Ils ne réaliseront pas des scores importants mais ne sont pas à mettre sur le même plan. Ksenia Sobtchak a fait entendre durant cette campagne, et notamment sur les plateaux de télévision où elle était invitée, une musique libérale et s’est montrée très critique envers la politique de Vladimir Poutine en Syrie et en Crimée. Elle semble avoir pris goût à la chose politique et il est possible qu’elle joue un rôle dans les années qui viennent. Néanmoins, selon un sondage, 89% des Russes ont une mauvaise opinion d’elle, notamment car elle a une image très urbaine, très éloignée des préoccupations des gens. Quant à Pavel Groudinine, sa candidature était davantage un « one shot », il est probable qu’il soit moins présent dans les années à venir.
A quoi pourrait ressembler un quatrième mandat présidentiel de Vladimir Poutine ?
Les trois premiers mandats du président russe ont été très différents. Le premier et le début du deuxième ont été assez libéraux d’un point de vue économique alors que le troisième, a par exemple, été celui du repli sur soi, du protectionnisme et de la confrontation avec l’Occident sur l’Ukraine et la Syrie. A écouter Vladimir Poutine le 1er mars, lors de l’un de ses rares discours de campagne, on peut penser qu’il va poursuivre dans cette voie dure sur le plan international, avec une confrontation durable avec les États-Unis. Il est aussi envisageable qu’il veuille sortir de l’impasse avec l’Europe continentale même si ces relations sont aujourd’hui au plus bas après l’affaire de l’ex-espion russe empoisonné à Londres.
A l’inverse, la première partie de ce discours du 1er mars, rappelait le Poutine réformateur de ses premiers mandats. Une inclination libérale de sa politique est donc tout à fait envisageable. Poutine veut retrouver des taux de croissance de 3 à 4% contre 1,5% aujourd’hui. Il pourrait ainsi moderniser l’économie russe en luttant contre le décrochage technologique qu’il dénonce dans ses discours.
Qui va-t-il choisir comme Premier ministre ?
Il n’est pas certain que Dimitri Medvedev s’en aille. C’est en tout cas ce que l’on entend depuis quelque temps à Moscou. Le remplacer signifierait lui trouver une place conforme à son rang et ce n’est pas si simple. De plus, des réformes difficiles, comme le relèvement de l’âge de départ en retraite, pourraient être engagées dans les prochains mois. Il n’est donc pas dit que Poutine prenne le risque de « griller » un nouveau Premier ministre avec un tel calendrier. Un maintien de Medvedev assorti d’un vaste remaniement gouvernemental est donc envisageable. En revanche, si Poutine choisit de remplacer Medvedev, son successeur pourrait être une femme. La présidente de la banque centrale russe, Elvira Nabiullina, celle de la Cour des Comptes, Tatiana Golikova ou encore la présidente du Sénat Valentina Matvienko, même si celle-ci est plus âgée que Poutine, sont des candidates crédibles. La nomination d’un Premier ministre sorti de nulle part comme cela avait été le cas en 2004 et 2007 n’est pas non plus à exclure.

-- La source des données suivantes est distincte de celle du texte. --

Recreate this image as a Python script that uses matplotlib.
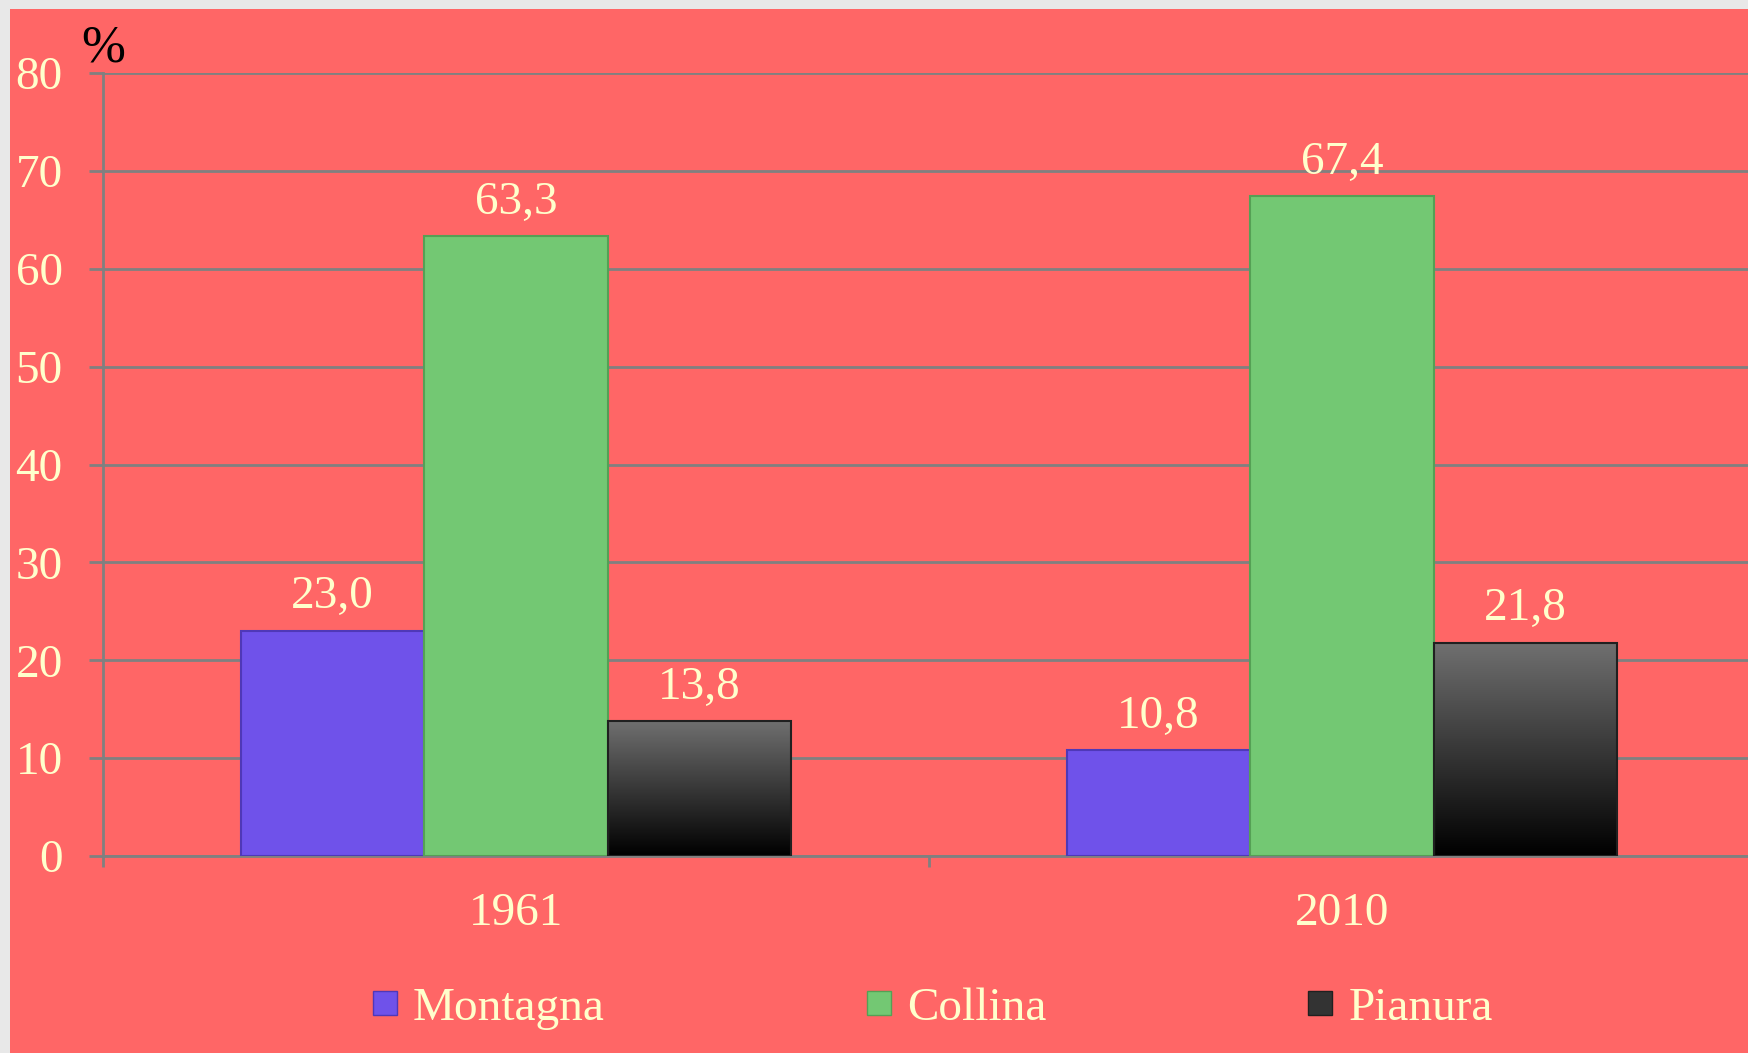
import matplotlib
matplotlib.use("Agg")
import matplotlib.pyplot as plt
import numpy as np
from matplotlib.patches import Rectangle
from matplotlib.lines import Line2D

years = ["1961", "2010"]
series = ["Montagna", "Collina", "Pianura"]
montagna = [23.0, 10.8]
collina = [63.3, 67.4]
pianura = [13.8, 21.8]
y_ticks = [0, 10, 20, 30, 40, 50, 60, 70, 80]

BG = "#FF6666"
CREAM = "#FFFFCC"
GRID = "#808080"
COLORS = {"Montagna": "#6F52EA", "Collina": "#73C873"}
EDGES = {"Montagna": "#4F38B8", "Collina": "#55A055", "Pianura": "#202020"}

plt.rcParams["font.family"] = ["Liberation Serif", "DejaVu Serif"]

fig = plt.figure(figsize=(17.48, 10.53), dpi=100, facecolor="#E8E8E8")
fig.patches.append(Rectangle((10 / 1748, 0), 1, 1 - 9 / 1053, transform=fig.transFigure,
                             facecolor=BG, edgecolor="none", zorder=-10))

ax = fig.add_axes([103 / 1748, 0.187, 1652 / 1748, 0.7437])
ax.set_facecolor(BG)
ax.set_xlim(-0.5, 1.5)
ax.set_ylim(0, 80)

x = np.arange(len(years))
w = 0.222
values = {"Montagna": montagna, "Collina": collina, "Pianura": pianura}
grad = np.linspace(0, 1, 256).reshape(-1, 1)
gray_cmap = matplotlib.colors.LinearSegmentedColormap.from_list("g", ["#000000", "#707070"])

for i, name in enumerate(series):
    offs = (i - 1) * w
    vals = values[name]
    if name == "Pianura":
        bars = ax.bar(x + offs, vals, w, facecolor="none", edgecolor=EDGES[name], linewidth=1.5, zorder=3)
        for b in bars:
            x0, y0 = b.get_x(), b.get_y()
            im = ax.imshow(grad, cmap=gray_cmap, origin="lower", aspect="auto",
                           extent=[x0, x0 + b.get_width(), y0, y0 + b.get_height()], zorder=2.5)
            im.set_clip_path(b)
    else:
        bars = ax.bar(x + offs, vals, w, color=COLORS[name], edgecolor=EDGES[name], linewidth=1.5, zorder=3)
    for xi, v in zip(x + offs, vals):
        ax.annotate(f"{v:.1f}".replace(".", ","), (xi, v), xytext=(0, 9), textcoords="offset points",
                    ha="center", va="bottom", color=CREAM, fontsize=34, zorder=4)

ax.set_yticks(y_ticks)
ax.set_yticklabels([str(t) for t in y_ticks])
ax.yaxis.grid(True, color=GRID, linewidth=2)
ax.set_axisbelow(True)
ax.tick_params(axis="y", colors=GRID, labelcolor=CREAM, labelsize=34, length=10, width=2, pad=19)
ax.set_xticks(x)
ax.set_xticklabels(years)
ax.set_xticks([-0.5, 0.5, 1.5], minor=True)
ax.tick_params(axis="x", which="major", length=0, labelcolor=CREAM, labelsize=34, pad=26)
ax.tick_params(axis="x", which="minor", length=8, width=2, colors=GRID)
for side in ["top", "right"]:
    ax.spines[side].set_visible(False)
for side in ["left", "bottom"]:
    ax.spines[side].set_color(GRID)
    ax.spines[side].set_linewidth(2)

fig.text(103 / 1748, 1 - 48 / 1053, "%", ha="center", va="center", color="black", fontsize=38)

handles = [
    Line2D([], [], marker="s", linestyle="none", markersize=17, markerfacecolor=COLORS["Montagna"], markeredgecolor=EDGES["Montagna"]),
    Line2D([], [], marker="s", linestyle="none", markersize=17, markerfacecolor=COLORS["Collina"], markeredgecolor=EDGES["Collina"]),
    Line2D([], [], marker="s", linestyle="none", markersize=17, markerfacecolor="#333333", markeredgecolor=EDGES["Pianura"]),
]
fig.legend(handles, series, loc="center", bbox_to_anchor=(0.533, 1 - 1008 / 1053), ncol=3, frameon=False,
           fontsize=34, labelcolor=CREAM, handlelength=0.6, handletextpad=0.3, columnspacing=5.5)

plt.savefig("out.png", dpi=100, facecolor=fig.get_facecolor())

Quand est-ce que va se poser la question de trouver un successeur à Poutine ?
En 2020-2021 lorsque se tiendront les prochaines élections législatives. Je ne crois pas à l’hypothèse d’une présidence à vie. Si Poutine avait voulu le faire, il l’aurait déjà fait. En revanche, il va chercher à maîtriser sa succession, c’est évident. Il est en tout cas top tôt aujourd’hui pour prédire quel sera ce successeur.